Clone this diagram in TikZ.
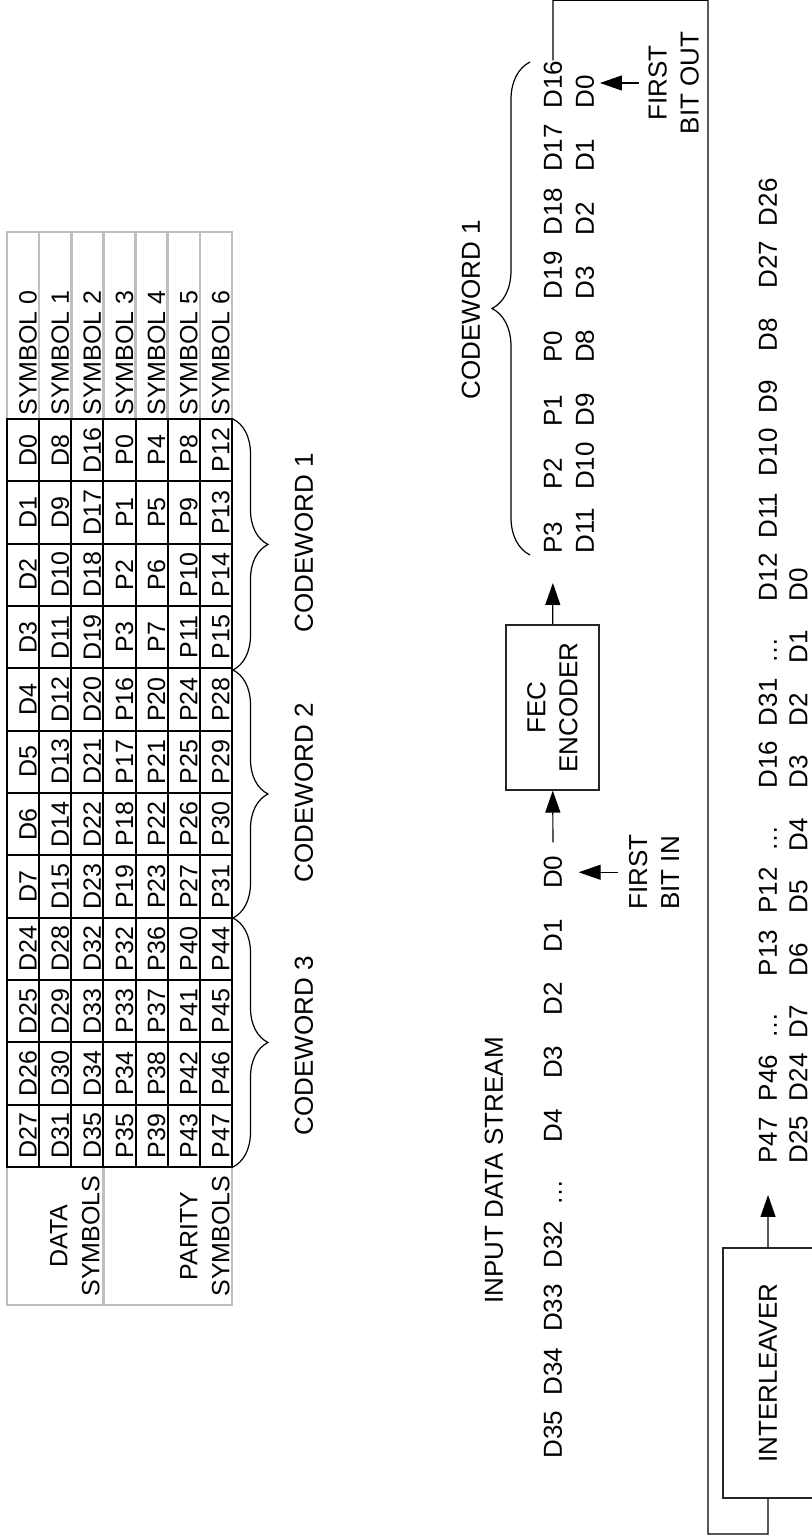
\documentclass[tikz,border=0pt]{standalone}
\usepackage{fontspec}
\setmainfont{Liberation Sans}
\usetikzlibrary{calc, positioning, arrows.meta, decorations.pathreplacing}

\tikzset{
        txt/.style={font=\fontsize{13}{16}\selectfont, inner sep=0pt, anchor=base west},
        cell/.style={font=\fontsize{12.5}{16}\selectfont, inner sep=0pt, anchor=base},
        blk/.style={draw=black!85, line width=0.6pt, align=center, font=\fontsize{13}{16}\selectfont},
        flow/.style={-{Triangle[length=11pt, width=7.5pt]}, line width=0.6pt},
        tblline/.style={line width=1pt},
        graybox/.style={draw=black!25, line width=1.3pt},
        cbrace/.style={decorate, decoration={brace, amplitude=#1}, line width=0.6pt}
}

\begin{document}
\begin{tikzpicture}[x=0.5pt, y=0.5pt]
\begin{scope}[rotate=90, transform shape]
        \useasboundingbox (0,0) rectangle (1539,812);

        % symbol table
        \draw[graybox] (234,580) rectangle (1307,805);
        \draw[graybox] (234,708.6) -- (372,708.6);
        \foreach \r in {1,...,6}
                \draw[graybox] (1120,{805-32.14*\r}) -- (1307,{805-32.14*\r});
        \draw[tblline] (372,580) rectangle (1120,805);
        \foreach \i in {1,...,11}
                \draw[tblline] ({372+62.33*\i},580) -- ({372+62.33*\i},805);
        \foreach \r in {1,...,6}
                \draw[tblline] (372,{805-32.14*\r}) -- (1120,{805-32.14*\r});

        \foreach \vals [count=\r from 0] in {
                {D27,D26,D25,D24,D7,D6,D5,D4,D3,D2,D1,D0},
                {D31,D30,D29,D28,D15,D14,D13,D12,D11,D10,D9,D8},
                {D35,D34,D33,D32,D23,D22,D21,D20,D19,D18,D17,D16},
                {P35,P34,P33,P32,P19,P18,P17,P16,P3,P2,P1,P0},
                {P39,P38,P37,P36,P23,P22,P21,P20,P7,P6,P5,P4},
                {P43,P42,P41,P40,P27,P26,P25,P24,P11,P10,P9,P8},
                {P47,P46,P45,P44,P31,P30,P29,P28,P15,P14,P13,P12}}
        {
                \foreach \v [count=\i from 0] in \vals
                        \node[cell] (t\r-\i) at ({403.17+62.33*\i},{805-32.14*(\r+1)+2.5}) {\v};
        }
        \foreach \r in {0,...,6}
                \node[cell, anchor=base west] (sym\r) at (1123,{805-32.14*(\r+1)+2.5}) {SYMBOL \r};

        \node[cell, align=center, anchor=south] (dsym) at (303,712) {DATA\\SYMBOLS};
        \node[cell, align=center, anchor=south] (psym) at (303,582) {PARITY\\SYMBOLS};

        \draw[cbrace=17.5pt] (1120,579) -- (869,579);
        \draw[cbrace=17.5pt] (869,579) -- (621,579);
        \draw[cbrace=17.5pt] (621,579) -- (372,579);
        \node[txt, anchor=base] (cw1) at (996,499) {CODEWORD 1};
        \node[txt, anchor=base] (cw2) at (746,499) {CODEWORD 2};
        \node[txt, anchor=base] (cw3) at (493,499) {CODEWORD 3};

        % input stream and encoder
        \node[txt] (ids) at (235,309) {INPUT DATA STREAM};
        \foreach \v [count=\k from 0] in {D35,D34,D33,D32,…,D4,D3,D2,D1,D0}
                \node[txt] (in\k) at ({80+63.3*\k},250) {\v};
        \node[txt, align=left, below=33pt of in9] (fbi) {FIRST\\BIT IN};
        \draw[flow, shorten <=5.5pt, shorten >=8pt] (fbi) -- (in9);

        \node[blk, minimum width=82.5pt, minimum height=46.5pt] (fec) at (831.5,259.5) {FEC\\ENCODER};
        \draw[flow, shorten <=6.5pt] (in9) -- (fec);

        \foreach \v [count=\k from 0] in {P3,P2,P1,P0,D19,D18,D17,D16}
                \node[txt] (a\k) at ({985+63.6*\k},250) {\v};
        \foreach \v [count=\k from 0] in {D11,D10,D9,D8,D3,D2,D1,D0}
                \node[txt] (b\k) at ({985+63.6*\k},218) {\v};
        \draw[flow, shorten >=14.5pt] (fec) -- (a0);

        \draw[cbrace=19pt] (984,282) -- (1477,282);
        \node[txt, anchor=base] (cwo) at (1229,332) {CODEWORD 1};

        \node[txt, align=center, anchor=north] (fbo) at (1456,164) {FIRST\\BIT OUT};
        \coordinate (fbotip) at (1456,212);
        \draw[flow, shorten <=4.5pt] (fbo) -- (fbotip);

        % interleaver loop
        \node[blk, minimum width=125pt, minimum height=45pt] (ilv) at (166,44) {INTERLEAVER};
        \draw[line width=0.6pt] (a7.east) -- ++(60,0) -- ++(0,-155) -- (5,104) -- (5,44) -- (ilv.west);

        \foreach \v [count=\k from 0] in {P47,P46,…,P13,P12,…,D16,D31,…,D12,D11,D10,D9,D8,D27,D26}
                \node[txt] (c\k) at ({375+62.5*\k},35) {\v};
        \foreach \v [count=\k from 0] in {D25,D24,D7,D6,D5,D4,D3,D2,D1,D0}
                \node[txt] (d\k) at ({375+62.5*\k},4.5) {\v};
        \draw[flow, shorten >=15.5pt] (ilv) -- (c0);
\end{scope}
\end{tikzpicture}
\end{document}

....................

→ **WHAT IS EXPECTED**
Give back the whole listing as it stands, minus its pictures.

→ **TASK OUTPUT**
Clone this diagram in TikZ.
\documentclass[tikz,border=0pt]{standalone}
\usepackage{fontspec}
\setmainfont{Liberation Sans}
\usetikzlibrary{calc, positioning, arrows.meta, decorations.pathreplacing}

\tikzset{
        txt/.style={font=\fontsize{13}{16}\selectfont, inner sep=0pt, anchor=base west},
        cell/.style={font=\fontsize{12.5}{16}\selectfont, inner sep=0pt, anchor=base},
        blk/.style={draw=black!85, line width=0.6pt, align=center, font=\fontsize{13}{16}\selectfont},
        flow/.style={-{Triangle[length=11pt, width=7.5pt]}, line width=0.6pt},
        tblline/.style={line width=1pt},
        graybox/.style={draw=black!25, line width=1.3pt},
        cbrace/.style={decorate, decoration={brace, amplitude=#1}, line width=0.6pt}
}

\begin{document}
\begin{tikzpicture}[x=0.5pt, y=0.5pt]
\begin{scope}[rotate=90, transform shape]
        \useasboundingbox (0,0) rectangle (1539,812);

        % symbol table
        \draw[graybox] (234,580) rectangle (1307,805);
        \draw[graybox] (234,708.6) -- (372,708.6);
        \foreach \r in {1,...,6}
                \draw[graybox] (1120,{805-32.14*\r}) -- (1307,{805-32.14*\r});
        \draw[tblline] (372,580) rectangle (1120,805);
        \foreach \i in {1,...,11}
                \draw[tblline] ({372+62.33*\i},580) -- ({372+62.33*\i},805);
        \foreach \r in {1,...,6}
                \draw[tblline] (372,{805-32.14*\r}) -- (1120,{805-32.14*\r});

        \foreach \vals [count=\r from 0] in {
                {D27,D26,D25,D24,D7,D6,D5,D4,D3,D2,D1,D0},
                {D31,D30,D29,D28,D15,D14,D13,D12,D11,D10,D9,D8},
                {D35,D34,D33,D32,D23,D22,D21,D20,D19,D18,D17,D16},
                {P35,P34,P33,P32,P19,P18,P17,P16,P3,P2,P1,P0},
                {P39,P38,P37,P36,P23,P22,P21,P20,P7,P6,P5,P4},
                {P43,P42,P41,P40,P27,P26,P25,P24,P11,P10,P9,P8},
                {P47,P46,P45,P44,P31,P30,P29,P28,P15,P14,P13,P12}}
        {
                \foreach \v [count=\i from 0] in \vals
                        \node[cell] (t\r-\i) at ({403.17+62.33*\i},{805-32.14*(\r+1)+2.5}) {\v};
        }
        \foreach \r in {0,...,6}
                \node[cell, anchor=base west] (sym\r) at (1123,{805-32.14*(\r+1)+2.5}) {SYMBOL \r};

        \node[cell, align=center, anchor=south] (dsym) at (303,712) {DATA\\SYMBOLS};
        \node[cell, align=center, anchor=south] (psym) at (303,582) {PARITY\\SYMBOLS};

        \draw[cbrace=17.5pt] (1120,579) -- (869,579);
        \draw[cbrace=17.5pt] (869,579) -- (621,579);
        \draw[cbrace=17.5pt] (621,579) -- (372,579);
        \node[txt, anchor=base] (cw1) at (996,499) {CODEWORD 1};
        \node[txt, anchor=base] (cw2) at (746,499) {CODEWORD 2};
        \node[txt, anchor=base] (cw3) at (493,499) {CODEWORD 3};

        % input stream and encoder
        \node[txt] (ids) at (235,309) {INPUT DATA STREAM};
        \foreach \v [count=\k from 0] in {D35,D34,D33,D32,…,D4,D3,D2,D1,D0}
                \node[txt] (in\k) at ({80+63.3*\k},250) {\v};
        \node[txt, align=left, below=33pt of in9] (fbi) {FIRST\\BIT IN};
        \draw[flow, shorten <=5.5pt, shorten >=8pt] (fbi) -- (in9);

        \node[blk, minimum width=82.5pt, minimum height=46.5pt] (fec) at (831.5,259.5) {FEC\\ENCODER};
        \draw[flow, shorten <=6.5pt] (in9) -- (fec);

        \foreach \v [count=\k from 0] in {P3,P2,P1,P0,D19,D18,D17,D16}
                \node[txt] (a\k) at ({985+63.6*\k},250) {\v};
        \foreach \v [count=\k from 0] in {D11,D10,D9,D8,D3,D2,D1,D0}
                \node[txt] (b\k) at ({985+63.6*\k},218) {\v};
        \draw[flow, shorten >=14.5pt] (fec) -- (a0);

        \draw[cbrace=19pt] (984,282) -- (1477,282);
        \node[txt, anchor=base] (cwo) at (1229,332) {CODEWORD 1};

        \node[txt, align=center, anchor=north] (fbo) at (1456,164) {FIRST\\BIT OUT};
        \coordinate (fbotip) at (1456,212);
        \draw[flow, shorten <=4.5pt] (fbo) -- (fbotip);

        % interleaver loop
        \node[blk, minimum width=125pt, minimum height=45pt] (ilv) at (166,44) {INTERLEAVER};
        \draw[line width=0.6pt] (a7.east) -- ++(60,0) -- ++(0,-155) -- (5,104) -- (5,44) -- (ilv.west);

        \foreach \v [count=\k from 0] in {P47,P46,…,P13,P12,…,D16,D31,…,D12,D11,D10,D9,D8,D27,D26}
                \node[txt] (c\k) at ({375+62.5*\k},35) {\v};
        \foreach \v [count=\k from 0] in {D25,D24,D7,D6,D5,D4,D3,D2,D1,D0}
                \node[txt] (d\k) at ({375+62.5*\k},4.5) {\v};
        \draw[flow, shorten >=15.5pt] (ilv) -- (c0);
\end{scope}
\end{tikzpicture}
\end{document}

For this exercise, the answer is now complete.